═════ Given records ═════

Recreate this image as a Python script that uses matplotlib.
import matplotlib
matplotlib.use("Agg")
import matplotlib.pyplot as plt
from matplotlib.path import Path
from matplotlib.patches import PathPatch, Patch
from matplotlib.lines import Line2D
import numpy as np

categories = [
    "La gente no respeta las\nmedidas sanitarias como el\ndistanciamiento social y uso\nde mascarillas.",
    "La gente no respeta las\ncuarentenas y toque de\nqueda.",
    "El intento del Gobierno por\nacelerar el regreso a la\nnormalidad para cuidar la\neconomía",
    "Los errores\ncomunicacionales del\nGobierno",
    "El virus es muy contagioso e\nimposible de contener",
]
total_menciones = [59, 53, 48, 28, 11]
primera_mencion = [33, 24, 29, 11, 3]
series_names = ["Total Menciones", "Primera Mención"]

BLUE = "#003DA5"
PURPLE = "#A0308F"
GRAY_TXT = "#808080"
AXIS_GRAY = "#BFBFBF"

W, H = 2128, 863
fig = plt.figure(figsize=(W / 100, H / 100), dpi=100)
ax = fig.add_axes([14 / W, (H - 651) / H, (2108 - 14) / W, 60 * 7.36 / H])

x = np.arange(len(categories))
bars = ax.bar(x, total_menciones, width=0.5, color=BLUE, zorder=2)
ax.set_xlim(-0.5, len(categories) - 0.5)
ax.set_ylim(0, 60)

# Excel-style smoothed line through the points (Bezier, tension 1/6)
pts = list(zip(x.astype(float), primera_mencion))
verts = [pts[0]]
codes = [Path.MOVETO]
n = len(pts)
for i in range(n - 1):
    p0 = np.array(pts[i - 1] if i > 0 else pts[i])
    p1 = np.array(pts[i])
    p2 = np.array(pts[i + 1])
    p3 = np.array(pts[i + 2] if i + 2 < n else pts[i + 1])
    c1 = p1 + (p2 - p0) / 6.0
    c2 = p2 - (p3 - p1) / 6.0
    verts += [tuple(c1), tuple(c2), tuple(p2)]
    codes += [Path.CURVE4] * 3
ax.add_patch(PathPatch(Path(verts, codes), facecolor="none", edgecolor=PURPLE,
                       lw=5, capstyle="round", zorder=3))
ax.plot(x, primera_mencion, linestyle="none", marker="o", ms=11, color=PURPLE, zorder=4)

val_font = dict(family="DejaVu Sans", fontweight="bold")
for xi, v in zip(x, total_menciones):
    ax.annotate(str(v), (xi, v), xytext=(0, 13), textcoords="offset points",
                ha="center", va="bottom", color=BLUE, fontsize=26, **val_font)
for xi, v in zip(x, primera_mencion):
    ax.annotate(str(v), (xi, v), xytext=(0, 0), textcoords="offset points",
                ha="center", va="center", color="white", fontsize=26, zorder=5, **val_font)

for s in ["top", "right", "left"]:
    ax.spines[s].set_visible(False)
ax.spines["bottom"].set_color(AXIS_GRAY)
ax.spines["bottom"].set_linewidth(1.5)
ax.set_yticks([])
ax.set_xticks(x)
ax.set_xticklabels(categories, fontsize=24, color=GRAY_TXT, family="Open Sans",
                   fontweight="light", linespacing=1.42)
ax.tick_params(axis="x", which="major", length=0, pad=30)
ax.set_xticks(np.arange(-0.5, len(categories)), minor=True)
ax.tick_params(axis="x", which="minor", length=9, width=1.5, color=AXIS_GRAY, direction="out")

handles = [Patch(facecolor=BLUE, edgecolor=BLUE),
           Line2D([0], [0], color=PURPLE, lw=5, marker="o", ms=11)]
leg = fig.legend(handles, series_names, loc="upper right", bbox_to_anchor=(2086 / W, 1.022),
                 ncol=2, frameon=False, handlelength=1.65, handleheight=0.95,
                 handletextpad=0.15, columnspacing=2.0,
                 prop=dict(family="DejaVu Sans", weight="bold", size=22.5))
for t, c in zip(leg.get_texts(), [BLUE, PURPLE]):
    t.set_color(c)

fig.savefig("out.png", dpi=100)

═════
═════ Given records ═════

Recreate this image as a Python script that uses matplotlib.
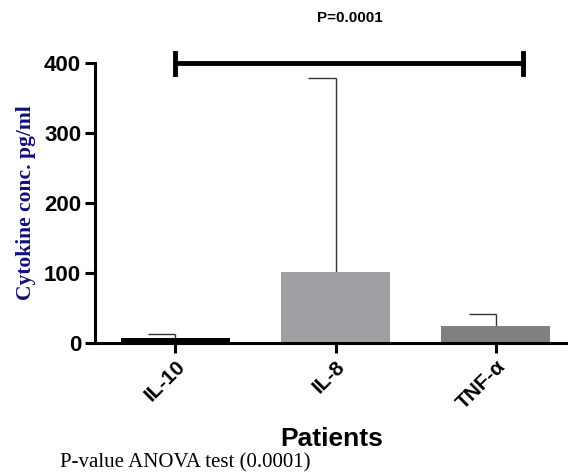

═════

**Set exercise**:
Of all the lines in the listing above, how many contain the word "matplotlib"? Answer with the number alone.

**Correct response**:
8